## [EXERCISE BRIEF]
Give all the lines below again, exactly, with no pictures.

THE DATA start

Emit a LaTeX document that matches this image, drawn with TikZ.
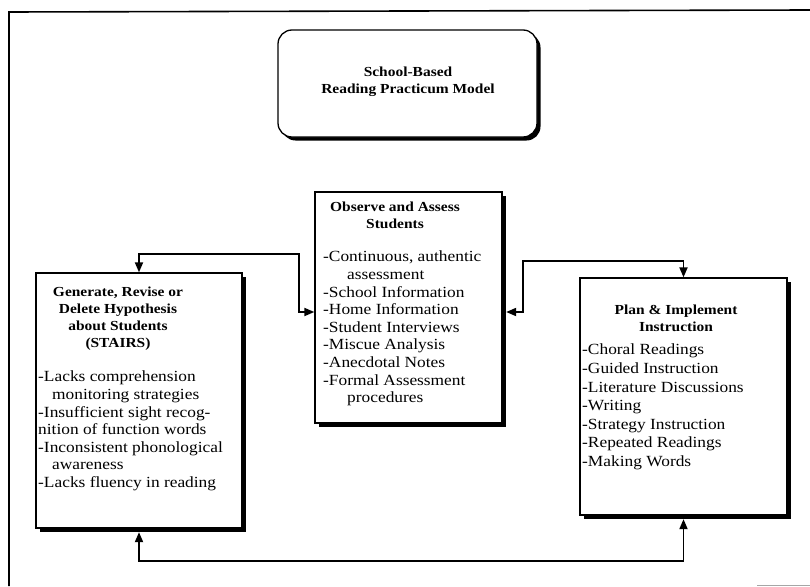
\documentclass[tikz,border=0pt]{standalone}
\usepackage{fontspec}
\setmainfont{Liberation Serif}[FakeStretch=1.12]
\usetikzlibrary{arrows.meta,positioning,shadows}

\newcommand\bodyfont{\fontsize{15.5}{17.6}\selectfont}
\newcommand\headfont{\fontsize{13.8}{16.8}\selectfont\bfseries}

\tikzset{
  stagebox/.style={draw, line width=1.3pt, fill=white, inner sep=0pt,
    drop shadow={shadow xshift=3.5pt, shadow yshift=-3.5pt, fill=black, opacity=1}},
  titlebox/.style={stagebox, rounded corners=14pt},
  head/.style={font=\headfont, align=center, inner sep=0pt, anchor=north},
  items/.style={font=\bodyfont, align=left, inner sep=0pt, anchor=north west},
  link/.style={line width=1.8pt, {Triangle[length=10pt,width=8pt]}-{Triangle[length=10pt,width=8pt]}},
}

\begin{document}
\begin{tikzpicture}[x=1pt, y=-1pt, font=\bodyfont]
  \useasboundingbox (0,0) rectangle (810,586);
  % frame
  \draw[line width=1.6pt] (9,586) -- (9,12) -- (810,10);
  \draw[black!35, line width=1pt] (757,585) -- (810,585);

  % boxes
  \node[titlebox, minimum width=259pt, minimum height=107pt] (title) at (407.5,83.5) {};
  \node[stagebox, minimum width=187pt, minimum height=231pt] (obs) at (408.5,307.5) {};
  \node[stagebox, minimum width=206pt, minimum height=255pt] (gen) at (139,400.5) {};
  \node[stagebox, minimum width=207pt, minimum height=237pt] (plan) at (683.5,396.5) {};

  % texts
  \node[head, anchor=center] (titletext) at (408,82) {School-Based\\Reading Practicum Model};

  \node[head] (obshead) at (395,202) {Observe and Assess\\Students};
  \node[items] (obslist) at (323,251) {-Continuous, authentic\\\hspace*{24pt}assessment\\-School Information\\-Home Information\\-Student Interviews\\-Miscue Analysis\\-Anecdotal Notes\\-Formal Assessment\\\hspace*{24pt}procedures};

  \node[head] (genhead) at (118,287) {Generate, Revise or\\Delete Hypothesis\\about Students\\(STAIRS)};
  \node[items] (genlist) at (38,371) {-Lacks comprehension\\\hspace*{14pt}monitoring strategies\\-Insufficient sight recog-\\nition of function words\\-Inconsistent phonological\\\hspace*{14pt}awareness\\-Lacks fluency in reading};

  \node[head] (planhead) at (676,305) {Plan \& Implement\\Instruction};
  \node[items, font=\fontsize{15.5}{18.6}\selectfont] (planlist) at (582,344) {-Choral Readings\\-Guided Instruction\\-Literature Discussions\\-Writing\\-Strategy Instruction\\-Repeated Readings\\-Making Words};

  % connectors
  \draw[link] (gen.north) -- ++(0,-18) -| ([xshift=-15pt,yshift=-4.5pt]obs.west) -- ([yshift=-4.5pt]obs.west);
  \draw[link] (plan.north) -- ++(0,-16) -| ([xshift=20pt,yshift=-4.5pt]obs.east) -- ([xshift=3.5pt,yshift=-4.5pt]obs.east);
  \draw[link] ([yshift=-3.5pt]gen.south) -- ++(0,28.5) -| ([yshift=-3.5pt]plan.south);
\end{tikzpicture}
\end{document}
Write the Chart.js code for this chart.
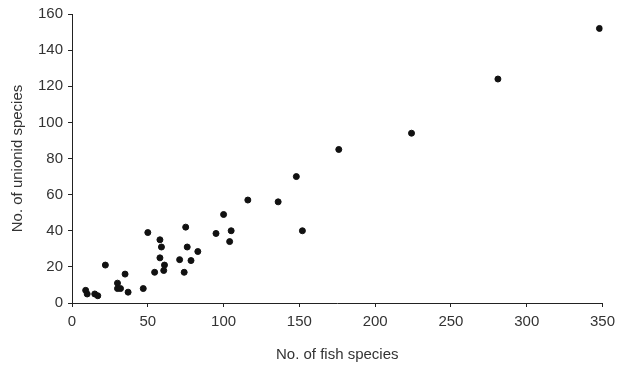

THE DATA end

## [SOLUTION]
Emit a LaTeX document that matches this image, drawn with TikZ.
\documentclass[tikz,border=0pt]{standalone}
\usepackage{fontspec}
\setmainfont{Liberation Serif}[FakeStretch=1.12]
\usetikzlibrary{arrows.meta,positioning,shadows}

\newcommand\bodyfont{\fontsize{15.5}{17.6}\selectfont}
\newcommand\headfont{\fontsize{13.8}{16.8}\selectfont\bfseries}

\tikzset{
  stagebox/.style={draw, line width=1.3pt, fill=white, inner sep=0pt,
    drop shadow={shadow xshift=3.5pt, shadow yshift=-3.5pt, fill=black, opacity=1}},
  titlebox/.style={stagebox, rounded corners=14pt},
  head/.style={font=\headfont, align=center, inner sep=0pt, anchor=north},
  items/.style={font=\bodyfont, align=left, inner sep=0pt, anchor=north west},
  link/.style={line width=1.8pt, {Triangle[length=10pt,width=8pt]}-{Triangle[length=10pt,width=8pt]}},
}

\begin{document}
\begin{tikzpicture}[x=1pt, y=-1pt, font=\bodyfont]
  \useasboundingbox (0,0) rectangle (810,586);
  % frame
  \draw[line width=1.6pt] (9,586) -- (9,12) -- (810,10);
  \draw[black!35, line width=1pt] (757,585) -- (810,585);

  % boxes
  \node[titlebox, minimum width=259pt, minimum height=107pt] (title) at (407.5,83.5) {};
  \node[stagebox, minimum width=187pt, minimum height=231pt] (obs) at (408.5,307.5) {};
  \node[stagebox, minimum width=206pt, minimum height=255pt] (gen) at (139,400.5) {};
  \node[stagebox, minimum width=207pt, minimum height=237pt] (plan) at (683.5,396.5) {};

  % texts
  \node[head, anchor=center] (titletext) at (408,82) {School-Based\\Reading Practicum Model};

  \node[head] (obshead) at (395,202) {Observe and Assess\\Students};
  \node[items] (obslist) at (323,251) {-Continuous, authentic\\\hspace*{24pt}assessment\\-School Information\\-Home Information\\-Student Interviews\\-Miscue Analysis\\-Anecdotal Notes\\-Formal Assessment\\\hspace*{24pt}procedures};

  \node[head] (genhead) at (118,287) {Generate, Revise or\\Delete Hypothesis\\about Students\\(STAIRS)};
  \node[items] (genlist) at (38,371) {-Lacks comprehension\\\hspace*{14pt}monitoring strategies\\-Insufficient sight recog-\\nition of function words\\-Inconsistent phonological\\\hspace*{14pt}awareness\\-Lacks fluency in reading};

  \node[head] (planhead) at (676,305) {Plan \& Implement\\Instruction};
  \node[items, font=\fontsize{15.5}{18.6}\selectfont] (planlist) at (582,344) {-Choral Readings\\-Guided Instruction\\-Literature Discussions\\-Writing\\-Strategy Instruction\\-Repeated Readings\\-Making Words};

  % connectors
  \draw[link] (gen.north) -- ++(0,-18) -| ([xshift=-15pt,yshift=-4.5pt]obs.west) -- ([yshift=-4.5pt]obs.west);
  \draw[link] (plan.north) -- ++(0,-16) -| ([xshift=20pt,yshift=-4.5pt]obs.east) -- ([xshift=3.5pt,yshift=-4.5pt]obs.east);
  \draw[link] ([yshift=-3.5pt]gen.south) -- ++(0,28.5) -| ([yshift=-3.5pt]plan.south);
\end{tikzpicture}
\end{document}
Write the Chart.js code for this chart.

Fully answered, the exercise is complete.